The French translations of Star Trek: The Animated Series episode titles only have a few notable digressions from the English originals, but like TOS it has an interesting French distribution history. Allons-y!
Context
The French version of Star Trek, la série animée was dubbed in Québec like TOS and was broadcast on Radio-Canada starting in September 1980. It wasn’t broadcast in France until 1998.
The translator, Michel Collet, was the same guy tapped to adapt TOS – so it’s probable that some of the findings in this article also apply.

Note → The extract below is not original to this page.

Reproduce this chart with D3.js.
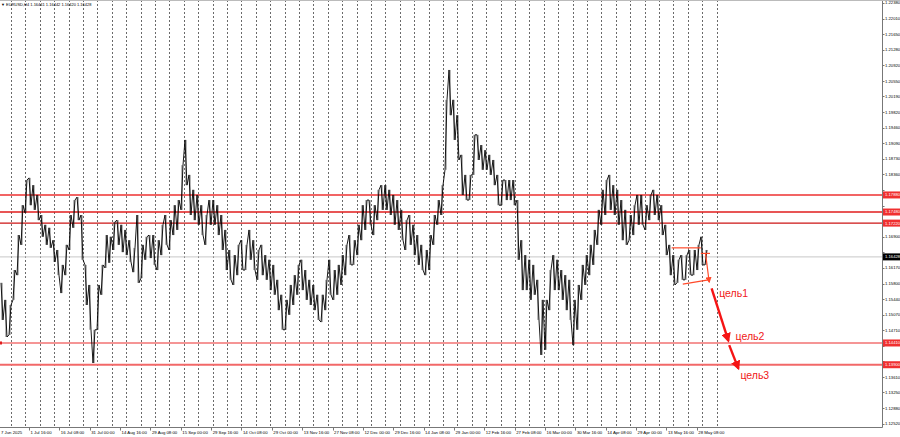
<!DOCTYPE html>
<html>
<head>
  <meta charset='utf-8'>
  <title>EURUSD H4</title>
  <script src='https://cdn.jsdelivr.net/npm/d3@7'></script>
  <style>
    body { margin: 0; background: #fff; }
    svg { display: block; font-family: 'Liberation Sans', Arial, sans-serif; }
  </style>
</head>
<body>
<script>
  // price band, one column per ~half week (high / low)
  const highs = [
    1.1582, 1.1542, 1.1530, 1.1612, 1.1694, 1.1764, 1.1823, 1.1828, 1.1811, 1.1788,
    1.1741, 1.1718, 1.1711, 1.1682, 1.1659, 1.1624, 1.1671, 1.1741, 1.1776, 1.1783,
    1.1741, 1.1624, 1.1577, 1.1472, 1.1577, 1.1624, 1.1694, 1.1690, 1.1725, 1.1729,
    1.1718, 1.1706, 1.1682, 1.1664, 1.1741, 1.1671, 1.1690, 1.1694, 1.1694, 1.1682,
    1.1718, 1.1741, 1.1729, 1.1764, 1.1776, 1.1858, 1.1917, 1.1835, 1.1800, 1.1788,
    1.1764, 1.1741, 1.1776, 1.1776, 1.1764, 1.1741, 1.1706, 1.1659, 1.1647, 1.1671,
    1.1682, 1.1671, 1.1706, 1.1682, 1.1659, 1.1671, 1.1647, 1.1636, 1.1624, 1.1589,
    1.1554, 1.1542, 1.1577, 1.1600, 1.1624, 1.1636, 1.1612, 1.1589, 1.1577, 1.1554,
    1.1554, 1.1589, 1.1636, 1.1612, 1.1624, 1.1647, 1.1671, 1.1694, 1.1682, 1.1718,
    1.1764, 1.1776, 1.1776, 1.1764, 1.1800, 1.1811, 1.1811, 1.1800, 1.1788, 1.1776,
    1.1753, 1.1729, 1.1741, 1.1718, 1.1694, 1.1671, 1.1659, 1.1694, 1.1741, 1.1776,
    1.1811, 1.2011, 1.2081, 1.2011, 1.1975, 1.1882, 1.1835, 1.1835, 1.1929, 1.1929,
    1.1905, 1.1893, 1.1882, 1.1870, 1.1835, 1.1823, 1.1823, 1.1823, 1.1823, 1.1776,
    1.1682, 1.1647, 1.1636, 1.1624, 1.1589, 1.1542, 1.1542, 1.1612, 1.1647, 1.1636,
    1.1612, 1.1600, 1.1589, 1.1542, 1.1577, 1.1624, 1.1647, 1.1671, 1.1706, 1.1753,
    1.1800, 1.1823, 1.1835, 1.1811, 1.1800, 1.1776, 1.1753, 1.1741, 1.1764, 1.1788,
    1.1788, 1.1764, 1.1788, 1.1800, 1.1788, 1.1764, 1.1718, 1.1671, 1.1647, 1.1636,
    1.1647, 1.1647, 1.1659, 1.1659, 1.1671, 1.1690, 1.1659
  ];
  const lows = [
    1.1495, 1.1455, 1.1460, 1.1542, 1.1600, 1.1671, 1.1746, 1.1764, 1.1753, 1.1729,
    1.1690, 1.1671, 1.1664, 1.1631, 1.1600, 1.1558, 1.1600, 1.1659, 1.1711, 1.1729,
    1.1636, 1.1530, 1.1472, 1.1394, 1.1472, 1.1554, 1.1617, 1.1629, 1.1659, 1.1671,
    1.1654, 1.1647, 1.1631, 1.1607, 1.1582, 1.1593, 1.1636, 1.1640, 1.1624, 1.1612,
    1.1647, 1.1671, 1.1659, 1.1694, 1.1706, 1.1753, 1.1811, 1.1741, 1.1729, 1.1718,
    1.1694, 1.1671, 1.1718, 1.1718, 1.1694, 1.1659, 1.1612, 1.1589, 1.1577, 1.1600,
    1.1612, 1.1612, 1.1636, 1.1612, 1.1589, 1.1600, 1.1589, 1.1565, 1.1554, 1.1518,
    1.1472, 1.1472, 1.1507, 1.1530, 1.1554, 1.1565, 1.1542, 1.1530, 1.1518, 1.1495,
    1.1490, 1.1518, 1.1554, 1.1542, 1.1554, 1.1577, 1.1600, 1.1624, 1.1624, 1.1647,
    1.1682, 1.1706, 1.1718, 1.1694, 1.1729, 1.1753, 1.1753, 1.1741, 1.1718, 1.1706,
    1.1682, 1.1659, 1.1671, 1.1647, 1.1624, 1.1612, 1.1600, 1.1612, 1.1671, 1.1718,
    1.1741, 1.1847, 1.1975, 1.1917, 1.1870, 1.1788, 1.1776, 1.1776, 1.1835, 1.1870,
    1.1847, 1.1847, 1.1835, 1.1811, 1.1764, 1.1764, 1.1776, 1.1776, 1.1764, 1.1636,
    1.1565, 1.1565, 1.1542, 1.1554, 1.1495, 1.1413, 1.1425, 1.1518, 1.1565, 1.1565,
    1.1542, 1.1518, 1.1495, 1.1436, 1.1472, 1.1542, 1.1577, 1.1600, 1.1624, 1.1671,
    1.1718, 1.1741, 1.1753, 1.1741, 1.1718, 1.1682, 1.1671, 1.1682, 1.1694, 1.1718,
    1.1718, 1.1706, 1.1729, 1.1741, 1.1729, 1.1694, 1.1647, 1.1600, 1.1577, 1.1582,
    1.1589, 1.1589, 1.1600, 1.1600, 1.1612, 1.1624, 1.1624
  ];

  const priceTicks = [1.22380, 1.22010, 1.21650, 1.21280, 1.20920, 1.20550, 1.20190,
    1.19820, 1.19460, 1.19090, 1.18730, 1.18360, 1.18000, 1.17630, 1.17270, 1.16900,
    1.16540, 1.16170, 1.15800, 1.15440, 1.15070, 1.14710, 1.14340, 1.13980, 1.13610,
    1.13250, 1.12880, 1.12520];

  const timeLabels = ['7 Jun 2025', '1 Jul 16:00', '16 Jul 08:00', '31 Jul 00:00',
    '14 Aug 16:00', '29 Aug 08:00', '15 Sep 00:00', '29 Sep 16:00', '14 Oct 08:00',
    '29 Oct 00:00', '13 Nov 16:00', '27 Nov 08:00', '12 Dec 00:00', '29 Dec 16:00',
    '14 Jan 08:00', '29 Jan 00:00', '12 Feb 16:00', '27 Feb 08:00', '16 Mar 00:00',
    '30 Mar 16:00', '14 Apr 08:00', '29 Apr 00:00', '13 May 16:00', '28 May 08:00'];

  // horizontal levels drawn by the trader
  const levels = [1.1788, 1.1748, 1.1722, 1.1441, 1.1390];
  const levelColors = ['#f26464', '#e01c1c', '#cc1414', '#f27272', '#f26868'];
  const levelWidths = [2, 1.5, 1.2, 1.5, 2];
  const lastPrice = 1.16428;

  // flag outline and target arrows, in (bar column, price)
  const flagLines = [
    [[167.4, 1.1664], [174.7, 1.1664]],
    [[174.7, 1.1651], [177.0, 1.1651]],
    [[170.2, 1.1579], [176.6, 1.1589]]
  ];
  const flagLeg = [[175.9, 1.1650], [176.8, 1.1584]];
  const targetArrows = [
    [[177.4, 1.1569], [181.6, 1.1446]],
    [[181.8, 1.1436], [184.1, 1.1381]]
  ];
  const targets = [
    { name: 'цель1', at: [179.3, 1.1549] },
    { name: 'цель2', at: [183.4, 1.1449] },
    { name: 'цель3', at: [184.6, 1.1356] }
  ];

  const width = 900, height = 437;
  const plotRight = 882.5, plotBottom = 427.5;

  const x = d3.scaleLinear().domain([0, highs.length - 1]).range([2, 706]);
  const y = d3.scaleLinear().domain([1.12520, 1.22380]).range([423.6, 3]);

  const svg = d3.select('body').append('svg')
    .attr('width', width).attr('height', height);

  svg.append('rect').attr('width', width).attr('height', height).attr('fill', '#fff');

  const defs = svg.append('defs');
  defs.append('marker').attr('id', 'bigHead')
    .attr('viewBox', '0 0 10 10').attr('refX', 8).attr('refY', 5)
    .attr('markerWidth', 4).attr('markerHeight', 4)
    .attr('markerUnits', 'strokeWidth').attr('orient', 'auto')
    .append('path').attr('d', 'M0,0L10,5L0,10z').attr('fill', '#f51414');
  defs.append('marker').attr('id', 'smallHead')
    .attr('viewBox', '0 0 10 10').attr('refX', 8).attr('refY', 5)
    .attr('markerWidth', 5).attr('markerHeight', 5)
    .attr('markerUnits', 'strokeWidth').attr('orient', 'auto')
    .append('path').attr('d', 'M0,0L10,5L0,10z').attr('fill', '#ff4a2a');

  // weekly separators
  const seps = d3.range(50).map(k => 2.25 + 3.6 * k);
  svg.append('g').selectAll('line').data(seps).join('line')
    .attr('x1', d => Math.round(x(d)) + 0.5).attr('x2', d => Math.round(x(d)) + 0.5)
    .attr('y1', 0).attr('y2', plotBottom)
    .attr('stroke', '#444').attr('stroke-width', 0.8)
    .attr('stroke-dasharray', '2,2');

  // last price line
  svg.append('line')
    .attr('x1', 0).attr('x2', plotRight)
    .attr('y1', y(lastPrice)).attr('y2', y(lastPrice))
    .attr('stroke', '#c8c8c8').attr('stroke-width', 1);

  // levels
  svg.append('g').selectAll('line').data(levels).join('line')
    .attr('x1', 0).attr('x2', plotRight)
    .attr('y1', d => y(d)).attr('y2', d => y(d))
    .attr('stroke', (d, i) => levelColors[i])
    .attr('stroke-width', (d, i) => levelWidths[i]);
  svg.append('rect').attr('x', 0).attr('y', y(levels[3]) - 1.5)
    .attr('width', 2).attr('height', 3).attr('fill', '#e01c1c');

  // price scribble: zigzag through each column's high and low, plus the range bar
  const mid = i => (highs[i] + lows[i]) / 2;
  const pts = [];
  highs.forEach((h, i) => {
    const up = i < highs.length - 1 ? mid(i + 1) > mid(i) : true;
    if (up) {
      pts.push([x(i) - 1, y(lows[i])], [x(i) + 1, y(h)]);
    } else {
      pts.push([x(i) - 1, y(h)], [x(i) + 1, y(lows[i])]);
    }
  });
  svg.append('g').selectAll('line').data(highs).join('line')
    .attr('x1', (d, i) => x(i)).attr('x2', (d, i) => x(i))
    .attr('y1', d => y(d)).attr('y2', (d, i) => y(lows[i]))
    .attr('stroke', '#333').attr('stroke-width', 0.7);
  svg.append('path')
    .attr('d', d3.line()(pts))
    .attr('fill', 'none').attr('stroke', '#000').attr('stroke-width', 0.9);

  // flag and targets
  const gp = p => [x(p[0]), y(p[1])];
  svg.append('g').selectAll('path').data(flagLines).join('path')
    .attr('d', d => d3.line()(d.map(gp)))
    .attr('stroke', '#ff4a2a').attr('stroke-width', 1.2).attr('fill', 'none');
  svg.append('path').attr('d', d3.line()(flagLeg.map(gp)))
    .attr('stroke', '#ff4a2a').attr('stroke-width', 1.2).attr('fill', 'none')
    .attr('marker-end', 'url(#smallHead)');
  svg.append('g').selectAll('path').data(targetArrows).join('path')
    .attr('d', d => d3.line()(d.map(gp)))
    .attr('stroke', '#f51414').attr('stroke-width', 2.4).attr('fill', 'none')
    .attr('marker-end', 'url(#bigHead)');
  svg.append('g').selectAll('text').data(targets).join('text')
    .attr('x', d => x(d.at[0])).attr('y', d => y(d.at[1]))
    .attr('fill', '#f01818').attr('font-size', 10.5)
    .text(d => d.name);

  // frame
  svg.append('line').attr('x1', plotRight).attr('x2', plotRight)
    .attr('y1', 0).attr('y2', plotBottom).attr('stroke', '#777');
  svg.append('line').attr('x1', 0).attr('x2', plotRight)
    .attr('y1', plotBottom).attr('y2', plotBottom).attr('stroke', '#777');
  svg.append('line').attr('x1', 0).attr('x2', width)
    .attr('y1', 0.5).attr('y2', 0.5).attr('stroke', '#bbb');

  // coloured price tags cover the grey labels they sit on
  const tags = levels.map(v => ({ v, c: '#f03030' }))
    .concat([{ v: lastPrice, c: '#000' }]);
  const shown = priceTicks.filter(t => tags.every(g => Math.abs(y(g.v) - y(t)) > 6.5));

  // price axis
  const pa = svg.append('g').attr('font-size', 4.2).attr('fill', '#000');
  pa.selectAll('line').data(priceTicks).join('line')
    .attr('x1', plotRight).attr('x2', plotRight + 2)
    .attr('y1', d => Math.round(y(d)) + 0.5).attr('y2', d => Math.round(y(d)) + 0.5)
    .attr('stroke', '#777');
  pa.selectAll('text').data(shown).join('text')
    .attr('x', plotRight + 2.5).attr('y', d => y(d)).attr('dy', '0.35em')
    .text(d => d.toFixed(5));

  const tg = svg.append('g').attr('font-size', 4.2);
  tg.selectAll('rect').data(tags).join('rect')
    .attr('x', plotRight + 0.5).attr('y', d => y(d.v) - 3.5)
    .attr('width', 17.5).attr('height', 7).attr('fill', d => d.c);
  tg.selectAll('text').data(tags).join('text')
    .attr('x', plotRight + 2.5).attr('y', d => y(d.v)).attr('dy', '0.35em')
    .attr('fill', '#fff').text(d => d.v.toFixed(5));

  // time axis
  const tx = d3.scalePoint().domain(timeLabels.slice(1))
    .range([x(6.75), x(173.7)]);
  const ta = svg.append('g').attr('font-size', 4.3).attr('fill', '#000');
  ta.append('text').attr('x', 1).attr('y', 433.5).text(timeLabels[0]);
  ta.selectAll('line').data(timeLabels.slice(1)).join('line')
    .attr('x1', d => Math.round(tx(d)) + 0.5).attr('x2', d => Math.round(tx(d)) + 0.5)
    .attr('y1', plotBottom).attr('y2', plotBottom + 3).attr('stroke', '#777');
  ta.selectAll('text.t').data(timeLabels.slice(1)).join('text')
    .attr('class', 't')
    .attr('x', d => tx(d) + 1.5).attr('y', 433.5).text(d => d);

  // title
  svg.append('text').attr('x', 1).attr('y', 6).attr('font-size', 4)
    .attr('fill', '#000').text('▼ EURUSD,H4  1.16441 1.16442 1.16420 1.16428');
</script>
</body>
</html>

In the Québec release, instead of the actor who voiced French Kirk reading the “Space, the final frontier” intro, it’s read by the guy who voiced Scotty and it’s missing from a couple of episodes. In the French broadcast they cast another voice actor and added it across the board.
The actor who voiced Kirk, Guy Nadon, is an actor with a long filmography of his own. In addition to dubbing TAS Kirk he has dubbed Morgan Freeman’s voice for 25 films, Dustin Hoffman’s for 16, and John Lithgow’s for 13.
The actor who voiced Spock in French went on to voice Captain Picard in the movies Generations and First Contact.
The guy who voiced McCoy, Aubert Pallascio, also voiced Morgan Freeman in 14 films (yes friends, he’s also white), as is Anne Caron, who voiced Uhura (and Guinan in Generations).
Episode Titles
On to the episode titles! Some episodes have two recorded French titles. I think one is from the Quebec release and one from France, but not 100% sure which is which.
The streaming services I can access use one set of titles, including “Retour dans le passé” (Return to the Past) for fan-favourite “Yesteryear,” but the alternate title is “Le Petit Spock,” (The Little Spock) which is maybe a Little Prince reference and much more fun.
As with other series, the translator didn’t attempt a tribble pun. Instead “More Tribbles, More Troubles” became “Les Soucis du capitaine Kirk” (The worries/troubles of Captain Kirk).
As mentioned in my previous threads, titles with literary references and English metaphors often don’t work as a direct translation. Which is how we get some pretty literal TAS titles like “La Planète mystérieuse” (The Mysterious Planet”) for “The Eye of the Beholder.”
“How Sharper than a Serpent’s Tooth” became “Le Retour to Kukulhan” (The Return of Kukulhan).
And “Albatross” became “Dramia : L’Épidémie” (Dramia: The Epidemic). This isn’t the only translation to pull in the name of the planet where the episode takes place.
The other one is “The Ambergris Element,” which became “Mutation sur Argos” (Mutation on Argos).
The rest of the episodes are pretty direct translations, or just slight shifts, but my fave is probably “L’Univers à l’envers” (The universe upside-down) for “The Counter-Clock Incident” because it’s accurate and it rhymes!